The pair may explore someday publishing the entire atlas online, although even they question its value beyond being a curiosity piece.
As a spinoff from their project, the duo created a 22-minute video, "The L.A. Swimmer," a jarring, voyeuristic swoosh of a ride across Los Angeles showing quick glimpses of backyard pools.
It was assembled using Google Street View images and a "hyperlapse" program that let them map alleys behind houses with pools.
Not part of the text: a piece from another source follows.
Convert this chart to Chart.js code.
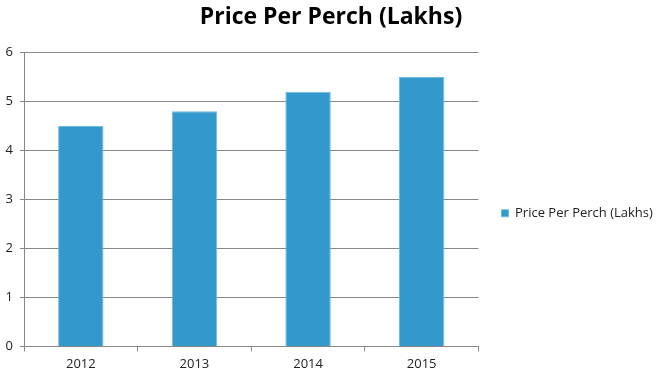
<!DOCTYPE html>
<html>
<head>
<meta charset="utf-8">
<script src="https://cdn.jsdelivr.net/npm/chart.js@4/dist/chart.umd.min.js"></script>
<style>
html,body{margin:0;padding:0;background:#fff;}
#wrap{width:660px;height:381px;}
</style>
</head>
<body>
<div id="wrap"><canvas id="c" width="660" height="381"></canvas></div>
<script>
const categories = ["2012", "2013", "2014", "2015"];
const seriesName = "Price Per Perch (Lakhs)";
const priceValues = [4.5, 4.8, 5.2, 5.5];
const yTicks = [0, 1, 2, 3, 4, 5, 6];

const FONT = "'Open Sans', 'Noto Sans', sans-serif";

new Chart(document.getElementById('c'), {
  type: 'bar',
  data: {
    labels: categories,
    datasets: [{
      label: seriesName,
      data: priceValues,
      backgroundColor: '#3399cc',
      borderColor: '#6cbbe3',
      borderWidth: 1,
      categoryPercentage: 1.0,
      barPercentage: 0.4,
      yAxisID: 'y'
    }]
  },
  options: {
    responsive: false,
    animation: false,
    devicePixelRatio: 1,
    layout: { padding: { left: 2, right: 0, top: 0, bottom: 4 } },
    plugins: {
      title: {
        display: true,
        text: 'Price Per Perch (Lakhs)',
        color: '#000',
        font: { family: FONT, size: 23, weight: 'bold' },
        padding: { top: 4, bottom: 21 }
      },
      legend: {
        display: true,
        position: 'right',
        align: 'center',
        title: {
          display: true,
          text: ' ',
          font: { family: FONT, size: 13 },
          padding: { top: 0, bottom: 34 }
        },
        labels: {
          boxWidth: 7,
          boxHeight: 7,
          padding: 6,
          color: '#222',
          font: { family: FONT, size: 13 }
        }
      },
      tooltip: { enabled: false }
    },
    scales: {
      x: {
        offset: true,
        grid: {
          offset: true,
          drawOnChartArea: false,
          drawTicks: true,
          tickLength: 5,
          color: '#888'
        },
        border: { color: '#888', width: 1 },
        ticks: {
          color: '#222',
          padding: 5,
          font: { family: FONT, size: 13 }
        }
      },
      y: {
        position: 'left',
        min: 0,
        max: 6,
        afterBuildTicks: (axis) => { axis.ticks = yTicks.map(v => ({ value: v })); },
        afterFit: (s) => { s.width = 22; },
        grid: {
          color: '#888',
          drawTicks: true,
          tickLength: 4
        },
        border: { color: '#888', width: 1 },
        ticks: {
          color: '#222',
          padding: 7,
          font: { family: FONT, size: 13 }
        }
      },
      gap: {
        type: 'linear',
        position: 'right',
        display: false,
        afterFit: (s) => { s.width = 17; }
      }
    }
  }
});
</script>
</body>
</html>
Because the Street View cameras are mounted on the top of cars, they can peer over alley fences to photograph the backyard pools.
Gross said they were inspired by "The Swimmer," a dark 1968 film that explores the reaction as a troubled man — played by Burt Lancaster — decides to "swim home" using the backyard pools of his former friends and lovers.
"Imagine swimming across Los Angeles as if pool-by-pool they form a river through the city," Gross says in the introduction to the video, "43,123 oases stitched together in a desert of hyper-urban reality."
The video's introduction suggests the more serious themes of the project: "You float unabashed down your unmapped highway of water, but are confronted very quickly by the fact that you are not welcome in this realm of kidney and clover bowls, Olympic-sized parallelograms and hot tubs."
Lee says the baring of that private realm was unsettling: "It's an art and mapmaking project that tries to highlight the growing issue of data privacy in our increasingly digitized and inner-connected world."
Michael R. Curry, a UCLA professor emeritus in geography and expert on remote surveillance systems and computer-assisted cartography, says such things as the disclosure of the National Security Agency's electronic espionage are beginning to drive home the point that personal privacy is being eroded.
"People have come up with new technologies that aren't covered by laws and traditions," Curry says. "It seems to me there's not an easy solution, except for the legislative clawing back of technology."
Lee agrees: "The feeling that this is occurring with armies of people and computers doing the exact same exploration at a higher scale is frightening."